Hoops
Whether Staff or Players, There’s Plenty of Ties Between Oklahoma State and West Virginia
From Javon Small to Patrick Suemnick to the two head coaches, there are a lot of ties between these two teams.
STILLWATER — The term “crossover” will be a double entendre when it comes to the Cowboys’ game against the Mountaineers this weekend.
There will be plenty of crossovers on the floor when Oklahoma State and West Virginia tip at 11 a.m. Central on Saturday in Morgantown, but there is also a lot of crossover between these two programs right now. Cowboy Patrick Suemnick was at West Virginia the past two seasons. Mountaineer Javon Small was at OSU last season. First-year coaches Steve Lutz and Darian DeVries are also familiar with each other, having spent seven seasons together as assistants on Greg McDermott’s staff at Creighton.
Starting with the Cowboy-turned-Mountaineer — Small is leading the Big 12 in scoring this season, averaging 19.2 points a game. Small spent just one season in Stillwater, transferring in from East Carolina, but Lutz said Thursday that Small could have spent a second year with the Cowboys.
“Javon Small, he had an opportunity to come back here,” Lutz said. “If he wanted to come back here, he’d be a Cowboy today. You think he’s not gonna be excited about sticking it to us? He’s, obviously, in terms of scoring in the Big 12, he’s the best, if not one of the best. …
“I recruited Javon and tried to get him to stay here. He knew that we wanted him to be a part of our program, and he chose otherwise. Knowing him the way I know him, he’ll be juiced up to go against Oklahoma State — probably would be the same way if he went against East Carolina, as well. He’s a competitive person. He’s a very good player.”
Small hit a go-ahead free throw Tuesday to give WVU its first win in Allen Fieldhouse. Small has surpassed 20 points in five games already this season, putting up a season-high 31 in the Mountaineers’ 86-78 overtime win against Gonzaga in the Battle 4 Atlantis.
Jamyron Keller, who has started OSU’s past three games, spent a formative freshman season watching Small and said there were things he picked up from the veteran guard.

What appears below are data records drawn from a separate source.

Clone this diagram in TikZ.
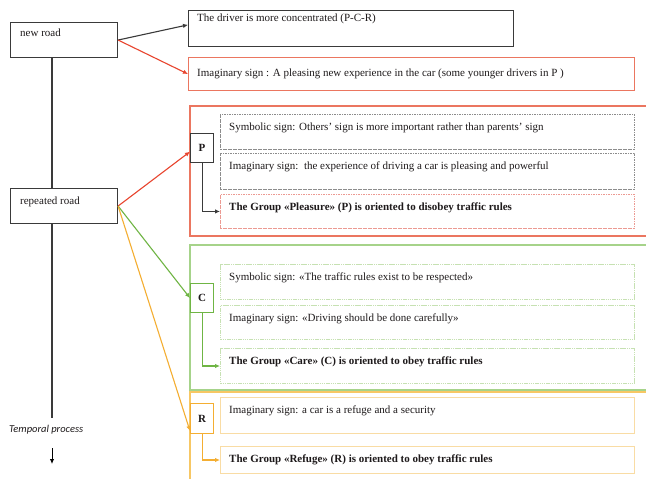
\documentclass[tikz,border=0pt]{standalone}
\usepackage{fontspec}
\setmainfont{Liberation Serif}
\newfontfamily\notefont{Carlito}
\usetikzlibrary{arrows.meta,calc}

\definecolor{ink}{HTML}{1E1A1B}
\definecolor{edgegray}{HTML}{3A3A3A}
\definecolor{redline}{HTML}{E8442E}
\definecolor{redframe}{HTML}{EB7660}
\definecolor{pinkdash}{HTML}{EC9A92}
\definecolor{graydash}{HTML}{8C8C8C}
\definecolor{greenline}{HTML}{6FB544}
\definecolor{greenframe}{HTML}{A6D38A}
\definecolor{greenpale}{HTML}{C6E1B2}
\definecolor{orangeline}{HTML}{F4AE32}
\definecolor{orangeframe}{HTML}{F7C764}
\definecolor{orangepale}{HTML}{F9DCA4}

\begin{document}
\begin{tikzpicture}[x=1pt,y=-1pt,
  font=\fontsize{11}{13}\selectfont,
  rect/.style args={#1 by #2}{anchor=north west, inner sep=0pt,
    minimum width=#1, minimum height=#2},
  lbl/.style={anchor=base west, inner sep=0pt, text=ink},
  solidbox/.style={draw=#1, line width=1.1pt},
  framebox/.style={draw=#1, line width=1.7pt},
  graybox/.style={draw=graydash, line width=0.9pt, dash pattern=on 1.6pt off 0.9pt},
  pinkbox/.style={draw=pinkdash, line width=0.9pt, dash pattern=on 1.6pt off 0.9pt},
  greenbox/.style={draw=greenpale, line width=1pt, dash pattern=on 1.5pt off 0.7pt},
  orangebox/.style={draw=orangepale, line width=1pt},
  link/.style={draw=#1, line width=1.1pt, -{Latex[length=5pt,width=4.5pt]}},
  letter/.style={text=ink, font=\fontsize{11}{13}\selectfont\bfseries}]

\useasboundingbox[fill=white] (0,0) rectangle (646,479);

% road boxes on the left
\node[rect=107 by 35, solidbox=edgegray] (new) at (10,22) {};
\node[lbl] (newt) at ($(new.north west)+(10,14)$) {new road};
\node[rect=107 by 35, solidbox=edgegray] (rep) at (10,188) {};
\node[lbl] (rept) at ($(rep.north west)+(10,16)$) {repeated road};

% time axis
\coordinate (tl) at (52,418);
\draw[edgegray, line width=1.3pt] (new.south -| tl) -- (rep.north -| tl);
\draw[edgegray, line width=1.3pt] (rep.south -| tl) -- (tl);
\node[anchor=west, inner sep=0pt, text=ink, font=\notefont\itshape\fontsize{10.5}{12}\selectfont] (tp) at (9,430) {Temporal process};
\coordinate (ta) at (52,448);
\coordinate (tb) at (52,464);
\draw[link=black, line width=0.9pt] (ta) -- (tb);

% first trip
\node[rect=325 by 36, solidbox=edgegray] (drv) at (188,10) {};
\node[lbl] (drvt) at ($(drv.north west)+(9,11)$) {The driver is more concentrated (P-C-R)};
\node[rect=446 by 33, solidbox=redframe] (img) at (188,57) {};
\node[lbl] (imgt) at ($(img.north west)+(9,19)$) {Imaginary sign : A pleasing new experience in the car (some younger drivers in P )};

\draw[link=edgegray] (new.east) -- ($(drv.north west)!0.4!(drv.south west)$);
\draw[link=redline] (new.east) -- (img.west);

% group P
\node[rect=461 by 130, framebox=redframe] (pf) at (189,105) {};
\node[rect=23 by 29, solidbox=edgegray] (P) at (190,133) {};
\node[letter] (Pt) at (P.center) {P};
\node[rect=414 by 35, graybox] (r1) at (220,114) {};
\node[lbl] (r1t) at ($(r1.north west)+(9,16)$) {Symbolic sign: Others' sign is more important rather than parents' sign};
\node[rect=414 by 36, graybox] (r2) at (220,153) {};
\node[lbl] (r2t) at ($(r2.north west)+(9,16)$) {Imaginary sign:\ \ the experience of driving a car is pleasing and powerful};
\node[rect=414 by 34, pinkbox] (r3) at (220,194) {};
\node[lbl, font=\fontsize{11}{13}\selectfont\bfseries] (r3t) at ($(r3.north west)+(9,16)$) {The Group «Pleasure» (P) is oriented to disobey traffic rules};

% group C
\node[rect=461 by 145, framebox=greenframe] (cf) at (189,244) {};
\node[rect=23 by 29, solidbox=greenline] (C) at (190,283) {};
\node[letter] (Ct) at (C.center) {C};
\node[rect=414 by 35, greenbox] (g1) at (220,264) {};
\node[lbl] (g1t) at ($(g1.north west)+(9,16)$) {Symbolic sign: «The traffic rules exist to be respected»};
\node[rect=414 by 34, greenbox] (g2) at (220,305) {};
\node[lbl] (g2t) at ($(g2.north west)+(9,16)$) {Imaginary sign: «Driving should be done carefully»};
\node[rect=414 by 35, greenbox] (g3) at (220,348) {};
\node[lbl, font=\fontsize{11}{13}\selectfont\bfseries] (g3t) at ($(g3.north west)+(9,16)$) {The Group «Care» (C) is oriented to obey traffic rules};

% group R
\node[rect=461 by 100, framebox=orangeframe] (of) at (189,391) {};
\node[rect=23 by 30, solidbox=orangeline] (R) at (190,403) {};
\node[letter] (Rt) at (R.center) {R};
\node[rect=414 by 36, orangebox] (o1) at (220,397) {};
\node[lbl] (o1t) at ($(o1.north west)+(9,16)$) {Imaginary sign: a car is a refuge and a security};
\node[rect=414 by 27, orangebox] (o2) at (220,446) {};
\node[lbl, font=\fontsize{11}{13}\selectfont\bfseries] (o2t) at ($(o2.north west)+(9,16)$) {The Group «Refuge» (R) is oriented to obey traffic rules};

% links from the repeated road
\draw[link=redline] (rep.east) -- ($(P.north west)!0.62!(P.south west)$);
\draw[link=greenline] (rep.east) -- (C.west);
\draw[link=orangeline] (rep.east) -- ($(R.north west)!0.9!(R.south west)$);

% links to each group's orientation
\draw[link=edgegray] (P.south) |- (r3.west);
\draw[link=greenline] (C.south) |- (g3.west);
\draw[link=orangeline] (R.south) |- (o2.west);
\end{tikzpicture}
\end{document}
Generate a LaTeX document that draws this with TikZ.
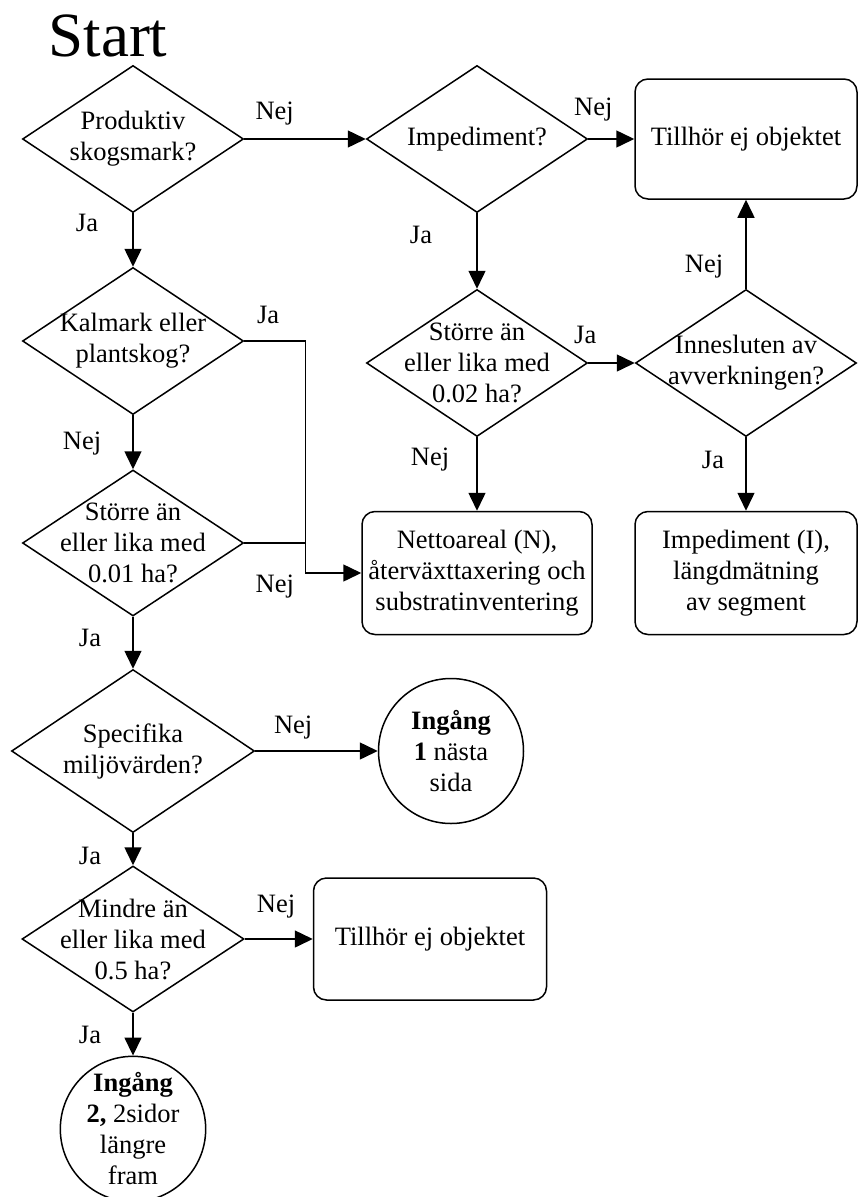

“I learned a lot from Javon,” Keller said. “Whether it was talking off the court or guarding him on the court, I think he allowed me to expand my game a little bit and just see what he does good and see him every day in practice and see how he works in practice. I’d say he helped me a little bit.”
Suemnick played in 53 games across two seasons as a Mountaineer. He’s not a stranger to a big game against the Jayhawks as a Mountaineer, either. He scored a career-high 20 points against KU last season, as WVU beat the Jayhawks in Morgantown. It sounds like Suemnick is pretty eager to hit the Country Roads.
“It is a different staff, all new guys for the most part,” Suemnick said, “but something about playing in that gym and seeing everybody who I know from the last couple years about being there, I’m excited for it.”
Lastly, Lutz and DeVries are in their first seasons as high-major head coaches. DeVries joined the Creighton staff back in 2001 under Dana Altman and stayed with the program when the Bluejays hired McDermott in 2010. McDermott brought Lutz in as part of his first staff in Omaha, having Lutz and DeVries with him until Lutz left for Purdue in 2017. DeVries left in 2018 to be the head coach at Drake, where he was before WVU hired him this past offseason. Lutz’s journey was a bit more winding, spending four seasons as an assistant at Purdue before spending two seasons as Texas A&M-Corpus Christi’s head man and one at Western Kentucky.
“We keep in touch,” Lutz said. “It’s not like we call each other once a week and say, ‘Hey, what’d you do against this team or that team?’ But we certainly, especially in the nonconference, have spoken and talked about things within our league. If I have a question, ‘Hey, how do you attack this?’ or he has a question, ‘Hey, what do you think about this?’ We’ll certainly talk with one another, and our families are still close. You don’t spend seven years working on the same staff and not have a relationship. …
“I’m sure he’s proud of himself. I’m proud of myself. I’m proud for him. He’s proud for me. That’s the human side of it, but on Saturday at noon at his place, I wanna beat his tail. And he wants to beat my tail. That doesn’t go away.”